Fassbender, looking as haggard and haunted as it’s possible for Michael Fassbender to look, brings some wryness to Martian’s unraveling sense of his own identity, In general, however, there’s too much hanging in the balance for humor. Which brings me back around to how those first two episodes differ both from each other and from the expositionally cumbersome third.
The premiere, which runs a full hour, is slow-moving but full of intrigue. Although the plotline involving the asset in Ukraine is introduced with a bracing car chase, Joe Wright’s focus is more on the disorientation experienced by these people tasked with finding the signal in an absolute cacophony of noise. He’s constantly filling the frame with more information than you can handle, forcing both viewers and the characters to parse out what matters.
In this respect, television viewership and spycraft are identical, as illustrated in a scene in which Martian meets trainee Daniela at a bar and instantly quizzes her for details about the civilians she passed by — a sequence hilariously identical to a moment in the pilot for A Man on the Inside.
The first chapter tells you almost nothing about any of the characters other than Martian, but requires your observation of how the characters talk, how they interact, how they dress, where they’re positioned within the office. It leaves a lot of work for the actors to do with very little written material. But when you have actors as good as Wright, Magaro, Harris and especially and most subtly Gere, the effect is exactly as desired: You get a sense of a workplace without requiring a guided tour around the workplace.

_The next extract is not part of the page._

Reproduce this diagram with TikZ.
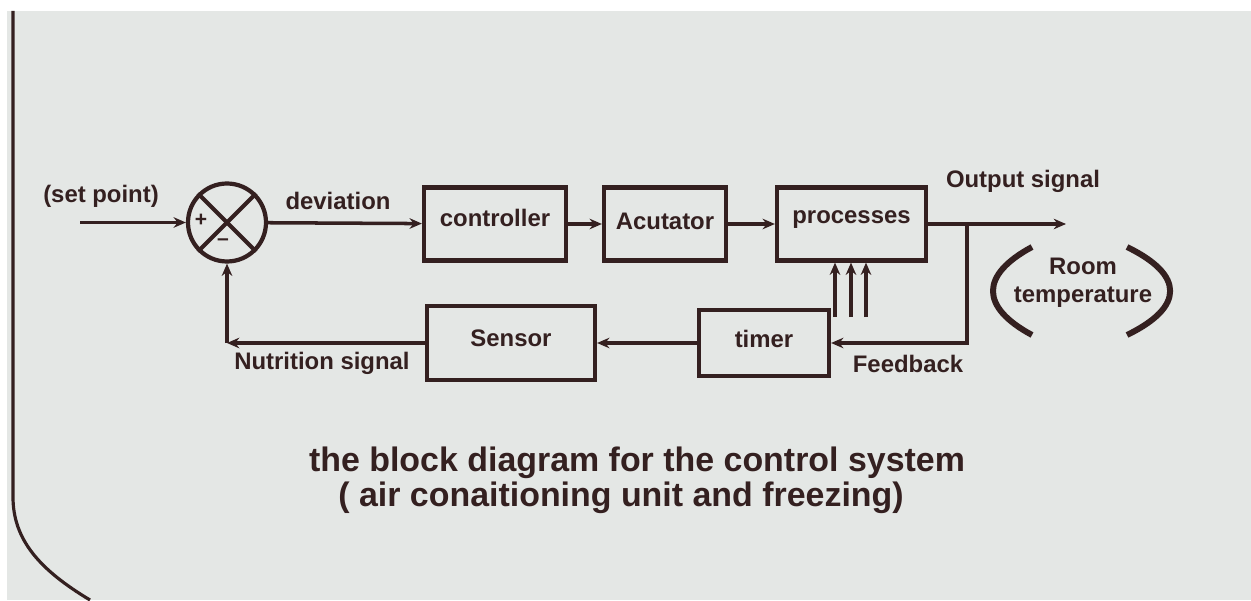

It’s such a great cast that when Dominic West appears in a couple of scenes via Zoom, it’s just like, “Sure, why not?” It’s such a great cast that I was mostly willing to ignore how many scenes involve British actors doing so-so American accents either listing things or correcting British slang.
In contrast to the meticulously directed first episode, the second is chaotic. A single mission, related to the Ukraine thing, again tells you about the actors and characters based on how they behave under pressure. I like the idea a lot! There’s torture and interrogation and … it turned out to concentrate on none of the things I liked about the first episode. But it did it breathlessly. I just didn’t care very much.
So is The Agency the show from the first episode? The show from the second episode? Or the show from the third episode? Having demonstrated that it can do mood and pace and theme, but only separately, is it a show that can bring all these facets together? Is it a show that cares about relationships? About psychology? About process? Again, it’s proven the ability already to be about those things in bits and pieces, but not to connect them together. What’s good here has bought the series some patience. What’s unformed and ungainly here makes that patience finite.